The paper proposes a rapid machine‑learning approach for visual object detection that achieves high detection rates. The approach employs integral images for rapid feature extraction, AdaBoost to select a compact set of discriminative features, and a cascade of classifiers that efficiently discards background while focusing computation on promising regions, offering statistical guarantees against false rejections. In face detection, the system achieves detection rates comparable to the best prior methods while running at 15 fps in real‑time applications without relying on image differencing or skin‑color cues.

Abstract

This paper describes a machine learning approach for visual object detection which is capable of processing images extremely rapidly and achieving high detection rates. This work is distinguished by three key contributions. The first is the introduction of a new image representation called the "integral image" which allows the features used by our detector to be computed very quickly.

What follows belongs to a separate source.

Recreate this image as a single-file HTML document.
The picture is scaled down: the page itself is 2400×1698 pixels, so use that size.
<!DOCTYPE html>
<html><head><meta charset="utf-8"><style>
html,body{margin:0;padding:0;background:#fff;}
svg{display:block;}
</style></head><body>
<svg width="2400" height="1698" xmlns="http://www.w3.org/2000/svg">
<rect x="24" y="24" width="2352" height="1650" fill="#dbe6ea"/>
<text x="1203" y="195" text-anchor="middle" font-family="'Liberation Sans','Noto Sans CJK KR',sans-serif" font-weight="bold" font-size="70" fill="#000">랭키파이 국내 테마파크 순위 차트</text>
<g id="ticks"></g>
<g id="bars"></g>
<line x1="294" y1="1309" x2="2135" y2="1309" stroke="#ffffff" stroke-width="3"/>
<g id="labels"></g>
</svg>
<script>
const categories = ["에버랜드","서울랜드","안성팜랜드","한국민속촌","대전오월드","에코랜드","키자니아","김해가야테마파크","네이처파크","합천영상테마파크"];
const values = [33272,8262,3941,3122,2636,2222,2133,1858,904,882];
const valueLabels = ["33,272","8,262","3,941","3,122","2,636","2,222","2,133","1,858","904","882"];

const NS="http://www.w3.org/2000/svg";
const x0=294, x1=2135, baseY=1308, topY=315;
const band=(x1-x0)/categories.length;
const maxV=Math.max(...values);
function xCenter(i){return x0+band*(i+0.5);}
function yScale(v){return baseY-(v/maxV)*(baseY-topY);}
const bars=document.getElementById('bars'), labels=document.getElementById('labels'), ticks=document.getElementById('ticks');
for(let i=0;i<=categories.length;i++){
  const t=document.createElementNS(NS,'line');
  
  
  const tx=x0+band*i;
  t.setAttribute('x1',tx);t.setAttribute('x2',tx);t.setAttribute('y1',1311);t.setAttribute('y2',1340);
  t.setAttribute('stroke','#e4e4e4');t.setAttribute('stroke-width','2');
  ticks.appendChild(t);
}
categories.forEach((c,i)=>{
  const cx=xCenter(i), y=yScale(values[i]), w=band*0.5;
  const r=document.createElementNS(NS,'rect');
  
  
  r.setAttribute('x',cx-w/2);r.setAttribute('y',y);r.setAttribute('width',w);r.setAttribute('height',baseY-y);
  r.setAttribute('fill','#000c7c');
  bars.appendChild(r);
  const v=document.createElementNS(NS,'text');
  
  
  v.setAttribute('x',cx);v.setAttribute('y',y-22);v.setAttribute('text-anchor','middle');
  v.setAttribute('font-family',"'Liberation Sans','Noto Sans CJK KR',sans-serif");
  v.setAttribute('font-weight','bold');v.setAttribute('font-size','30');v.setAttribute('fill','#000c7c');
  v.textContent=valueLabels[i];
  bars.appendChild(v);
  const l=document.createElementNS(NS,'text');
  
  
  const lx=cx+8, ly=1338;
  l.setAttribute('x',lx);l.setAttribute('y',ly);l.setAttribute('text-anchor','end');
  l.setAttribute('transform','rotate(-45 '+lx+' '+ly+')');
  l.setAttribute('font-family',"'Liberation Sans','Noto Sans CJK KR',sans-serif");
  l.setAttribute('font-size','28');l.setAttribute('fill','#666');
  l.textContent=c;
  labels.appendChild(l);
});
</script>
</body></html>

The second is a learning algorithm, based on AdaBoost, which selects a small number of critical visual features from a larger set and yields extremely efficient classifiers. The third contribution is a method for combining increasingly more complex classifiers in a "cascade" which allows background regions of the image to be quickly discarded while spending more computation on promising object-like regions. The cascade can be viewed as an object specific focus-of-attention mechanism which unlike previous approaches provides statistical guarantees that discarded regions are unlikely to contain the object of interest. In the domain of face detection the system yields detection rates comparable to the best previous systems. Used in real-time applications, the detector runs at 15 frames per second without resorting to image differencing or skin color detection.